* [WHAT IS REQUIRED]
In the lines below, output everything from the first line through the line containing "import plotly.graph_objects as go" exactly as it is. Pictures are not part of the output.

-- Start of DATA BLOCK --

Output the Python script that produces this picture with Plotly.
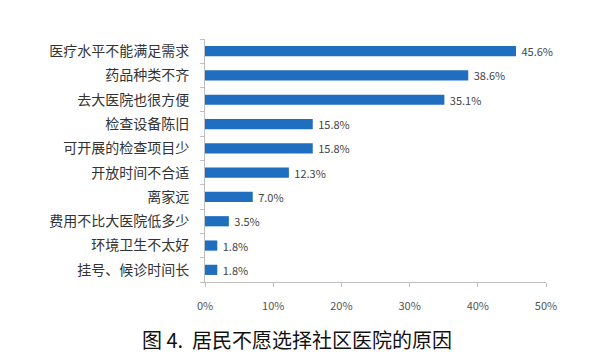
import plotly.graph_objects as go

categories = ["医疗水平不能满足需求", "药品种类不齐", "去大医院也很方便", "检查设备陈旧",
              "可开展的检查项目少", "开放时间不合适", "离家远", "费用不比大医院低多少",
              "环境卫生不太好", "挂号、候诊时间长"]
values = [45.6, 38.6, 35.1, 15.8, 15.8, 12.3, 7.0, 3.5, 1.8, 1.8]
tick_vals = [0, 10, 20, 30, 40, 50]
tick_text = ["0%", "10%", "20%", "30%", "40%", "50%"]
title_text = "图 4.&nbsp;&nbsp;居民不愿选择社区医院的原因"

font = "Noto Sans CJK SC"

fig = go.Figure(go.Bar(
    x=values, y=categories, orientation="h",
    marker=dict(color="#1f6ebf", line=dict(width=0)),
    text=[f"&nbsp;{v:.1f}%" for v in values], textposition="outside",
    constraintext="none",
    textfont=dict(family=font, size=11, color="#444444"),
    cliponaxis=False,
))

fig.update_layout(
    width=592, height=349,
    margin=dict(l=197, r=54, t=31, b=75),
    paper_bgcolor="white", plot_bgcolor="white",
    bargap=0.58,
    showlegend=False,
    font=dict(family=font),
    annotations=[dict(text=title_text, xref="paper", yref="paper", x=0.27, y=-0.235,
                      xanchor="center", yanchor="middle", showarrow=False,
                      font=dict(family=font, size=20, color="#111111"))],
)
fig.update_xaxes(range=[0, 50], tickvals=tick_vals, ticktext=tick_text,
                 showgrid=False, zeroline=False, showline=True, linecolor="#bfbfbf",
                 linewidth=1, ticks="outside", ticklen=4, tickcolor="#bfbfbf",
                 ticklabelstandoff=10,
                 tickfont=dict(family=font, size=11, color="#555555"))
fig.update_yaxes(categoryorder="array", categoryarray=categories[::-1],
                 showgrid=False, showline=True, linecolor="#bfbfbf", linewidth=1,
                 ticks="outside", ticklen=4, tickcolor="#bfbfbf", tickson="boundaries",
                 ticklabelstandoff=12,
                 tickfont=dict(family=font, size=14, color="#333333"))

fig.write_html("out.html")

-- End of DATA BLOCK --

* [ANSWER TO THE TASK]
Output the Python script that produces this picture with Plotly.
import plotly.graph_objects as go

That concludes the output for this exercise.